What you have to do = Give the listing again character for character, but drop the images.

::::

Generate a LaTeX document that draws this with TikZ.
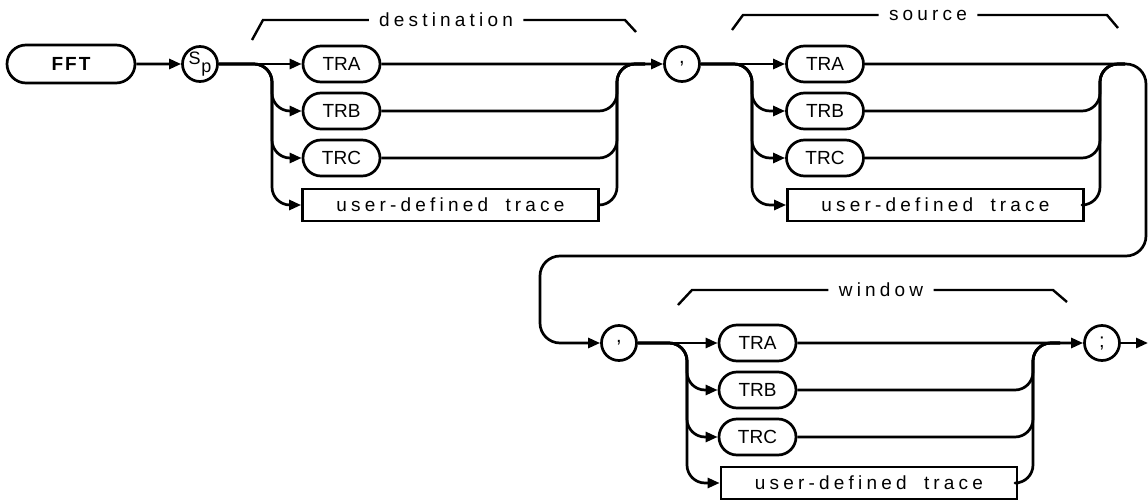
\documentclass[tikz,border=0pt]{standalone}
\usepackage{fontspec}
\setmainfont{Liberation Sans}
\newfontfamily\plotfont[LetterSpace=22]{Liberation Sans}
\usepackage{tikz}
\usetikzlibrary{arrows.meta,shapes.misc}
\tikzset{
  flowln/.style={line width=1.35pt, line join=round},
  arrln/.style={flowln, -{Triangle[length=6pt,width=5pt]}},
  bendln/.style={flowln, rounded corners=9pt},
  keybox/.style={draw, line width=1.35pt, rounded rectangle, minimum width=38.5pt, minimum height=18pt, inner sep=0pt, font=\fontsize{9.5}{10}\selectfont},
  litcirc/.style={draw, line width=1.35pt, circle, minimum size=17.5pt, inner sep=0pt, font=\fontsize{10}{10}\selectfont},
  parambox/.style={draw, line width=1.35pt, rectangle, minimum width=148pt, minimum height=16pt, inner sep=0pt, font=\fontsize{9.5}{10}\plotfont},
  grouplbl/.style={inner sep=5pt, font=\fontsize{9.5}{10}\plotfont},
  groupln/.style={line width=1.2pt},
}

\begin{document}
\begin{tikzpicture}[x=0.5pt, y=-0.5pt]
    \useasboundingbox (0,0) rectangle (1148,504);

    % destination
    \node[keybox, minimum width=64pt, minimum height=19pt, font=\fontsize{9.5}{10}\bfseries] (fft) at (71,64) {F\kern1pt F\kern1pt T};
    \node[litcirc, font=\fontsize{9}{10}\selectfont] (sp) at (200,64) {\raisebox{1.5pt}{S}\kern0.3pt\raisebox{-2.5pt}{p}};
    \node[keybox] (tra1) at (341.5,64) {TRA};
    \node[keybox] (trb1) at (341.5,111) {TRB};
    \node[keybox] (trc1) at (341.5,158) {TRC};
    \node[parambox] (udt1) at (450.5,205) {user-defined\hspace{4pt} trace};
    \node[litcirc] (cma1) at (682,64) {,};
    \coordinate (br1) at (272,64);
    \coordinate (mg1) at (617,64);
    \coordinate (jn1) at (645,64);
    \draw[arrln] (fft) -- (sp);
    \draw[arrln] (sp) -- (tra1);
    \foreach \n in {trb1,trc1,udt1}
      \draw[arrln, rounded corners=9pt] (sp.east) -| (br1 |- \n.west) -- (\n.west);
    \draw[arrln] (tra1) -- (cma1);
    \foreach \n in {trb1,trc1,udt1}
      \draw[bendln] (\n.east) -| (mg1) -- (jn1);
    \node[grouplbl] (dstlbl) at (446,20) {destination};
    \draw[groupln] (252,40) -- (263,20) -- (dstlbl.west);
    \draw[groupln] (dstlbl.east) -- (625,20) -- (636,32);

    % source
    \node[keybox] (tra2) at (825,64) {TRA};
    \node[keybox] (trb2) at (825,111) {TRB};
    \node[keybox] (trc2) at (825,158) {TRC};
    \node[parambox] (udt2) at (935.5,205) {user-defined\hspace{4pt} trace};
    \coordinate (br2) at (752,64);
    \coordinate (mg2) at (1100,64);
    \coordinate (jn2) at (1125,64);
    \draw[arrln] (cma1) -- (tra2);
    \foreach \n in {trb2,trc2,udt2}
      \draw[arrln, rounded corners=9pt] (cma1.east) -| (br2 |- \n.west) -- (\n.west);
    \foreach \n in {trb2,trc2,udt2}
      \draw[bendln] (\n.east) -| (mg2) -- (jn2);
    \node[grouplbl] (srclbl) at (928,15) {source};
    \draw[groupln] (732,30) -- (743,15) -- (srclbl.west);
    \draw[groupln] (srclbl.east) -- (1107,15) -- (1118,28);

    % window
    \node[litcirc] (cma2) at (619,343) {,};
    \node[keybox] (tra3) at (757.5,343) {TRA};
    \node[keybox] (trb3) at (757.5,390) {TRB};
    \node[keybox] (trc3) at (757.5,437) {TRC};
    \node[parambox] (udt3) at (869,483) {user-defined\hspace{4pt} trace};
    \node[litcirc] (semi) at (1102,343) {;};
    \coordinate (br3) at (687,343);
    \coordinate (mg3) at (1033,343);
    \coordinate (jn3) at (1060,343);
    \coordinate (exit) at (1148,343);
    \coordinate (lp1) at (1146,256);
    \coordinate (lp2) at (540,256);
    \draw[arrln, rounded corners=10pt] (tra2.east) -| (lp1) -- (lp2) |- (cma2.west);
    \draw[arrln] (cma2) -- (tra3);
    \foreach \n in {trb3,trc3,udt3}
      \draw[arrln, rounded corners=9pt] (cma2.east) -| (br3 |- \n.west) -- (\n.west);
    \draw[arrln] (tra3) -- (semi);
    \foreach \n in {trb3,trc3,udt3}
      \draw[bendln] (\n.east) -| (mg3) -- (jn3);
    \draw[arrln] (semi) -- (exit);
    \node[grouplbl] (wndlbl) at (881,290) {window};
    \draw[groupln] (678,305) -- (692,290) -- (wndlbl.west);
    \draw[groupln] (wndlbl.east) -- (1053,290) -- (1067,302);
\end{tikzpicture}
\end{document}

::::

Answer to this task =
Generate a LaTeX document that draws this with TikZ.
\documentclass[tikz,border=0pt]{standalone}
\usepackage{fontspec}
\setmainfont{Liberation Sans}
\newfontfamily\plotfont[LetterSpace=22]{Liberation Sans}
\usepackage{tikz}
\usetikzlibrary{arrows.meta,shapes.misc}
\tikzset{
  flowln/.style={line width=1.35pt, line join=round},
  arrln/.style={flowln, -{Triangle[length=6pt,width=5pt]}},
  bendln/.style={flowln, rounded corners=9pt},
  keybox/.style={draw, line width=1.35pt, rounded rectangle, minimum width=38.5pt, minimum height=18pt, inner sep=0pt, font=\fontsize{9.5}{10}\selectfont},
  litcirc/.style={draw, line width=1.35pt, circle, minimum size=17.5pt, inner sep=0pt, font=\fontsize{10}{10}\selectfont},
  parambox/.style={draw, line width=1.35pt, rectangle, minimum width=148pt, minimum height=16pt, inner sep=0pt, font=\fontsize{9.5}{10}\plotfont},
  grouplbl/.style={inner sep=5pt, font=\fontsize{9.5}{10}\plotfont},
  groupln/.style={line width=1.2pt},
}

\begin{document}
\begin{tikzpicture}[x=0.5pt, y=-0.5pt]
    \useasboundingbox (0,0) rectangle (1148,504);

    % destination
    \node[keybox, minimum width=64pt, minimum height=19pt, font=\fontsize{9.5}{10}\bfseries] (fft) at (71,64) {F\kern1pt F\kern1pt T};
    \node[litcirc, font=\fontsize{9}{10}\selectfont] (sp) at (200,64) {\raisebox{1.5pt}{S}\kern0.3pt\raisebox{-2.5pt}{p}};
    \node[keybox] (tra1) at (341.5,64) {TRA};
    \node[keybox] (trb1) at (341.5,111) {TRB};
    \node[keybox] (trc1) at (341.5,158) {TRC};
    \node[parambox] (udt1) at (450.5,205) {user-defined\hspace{4pt} trace};
    \node[litcirc] (cma1) at (682,64) {,};
    \coordinate (br1) at (272,64);
    \coordinate (mg1) at (617,64);
    \coordinate (jn1) at (645,64);
    \draw[arrln] (fft) -- (sp);
    \draw[arrln] (sp) -- (tra1);
    \foreach \n in {trb1,trc1,udt1}
      \draw[arrln, rounded corners=9pt] (sp.east) -| (br1 |- \n.west) -- (\n.west);
    \draw[arrln] (tra1) -- (cma1);
    \foreach \n in {trb1,trc1,udt1}
      \draw[bendln] (\n.east) -| (mg1) -- (jn1);
    \node[grouplbl] (dstlbl) at (446,20) {destination};
    \draw[groupln] (252,40) -- (263,20) -- (dstlbl.west);
    \draw[groupln] (dstlbl.east) -- (625,20) -- (636,32);

    % source
    \node[keybox] (tra2) at (825,64) {TRA};
    \node[keybox] (trb2) at (825,111) {TRB};
    \node[keybox] (trc2) at (825,158) {TRC};
    \node[parambox] (udt2) at (935.5,205) {user-defined\hspace{4pt} trace};
    \coordinate (br2) at (752,64);
    \coordinate (mg2) at (1100,64);
    \coordinate (jn2) at (1125,64);
    \draw[arrln] (cma1) -- (tra2);
    \foreach \n in {trb2,trc2,udt2}
      \draw[arrln, rounded corners=9pt] (cma1.east) -| (br2 |- \n.west) -- (\n.west);
    \foreach \n in {trb2,trc2,udt2}
      \draw[bendln] (\n.east) -| (mg2) -- (jn2);
    \node[grouplbl] (srclbl) at (928,15) {source};
    \draw[groupln] (732,30) -- (743,15) -- (srclbl.west);
    \draw[groupln] (srclbl.east) -- (1107,15) -- (1118,28);

    % window
    \node[litcirc] (cma2) at (619,343) {,};
    \node[keybox] (tra3) at (757.5,343) {TRA};
    \node[keybox] (trb3) at (757.5,390) {TRB};
    \node[keybox] (trc3) at (757.5,437) {TRC};
    \node[parambox] (udt3) at (869,483) {user-defined\hspace{4pt} trace};
    \node[litcirc] (semi) at (1102,343) {;};
    \coordinate (br3) at (687,343);
    \coordinate (mg3) at (1033,343);
    \coordinate (jn3) at (1060,343);
    \coordinate (exit) at (1148,343);
    \coordinate (lp1) at (1146,256);
    \coordinate (lp2) at (540,256);
    \draw[arrln, rounded corners=10pt] (tra2.east) -| (lp1) -- (lp2) |- (cma2.west);
    \draw[arrln] (cma2) -- (tra3);
    \foreach \n in {trb3,trc3,udt3}
      \draw[arrln, rounded corners=9pt] (cma2.east) -| (br3 |- \n.west) -- (\n.west);
    \draw[arrln] (tra3) -- (semi);
    \foreach \n in {trb3,trc3,udt3}
      \draw[bendln] (\n.east) -| (mg3) -- (jn3);
    \draw[arrln] (semi) -- (exit);
    \node[grouplbl] (wndlbl) at (881,290) {window};
    \draw[groupln] (678,305) -- (692,290) -- (wndlbl.west);
    \draw[groupln] (wndlbl.east) -- (1053,290) -- (1067,302);
\end{tikzpicture}
\end{document}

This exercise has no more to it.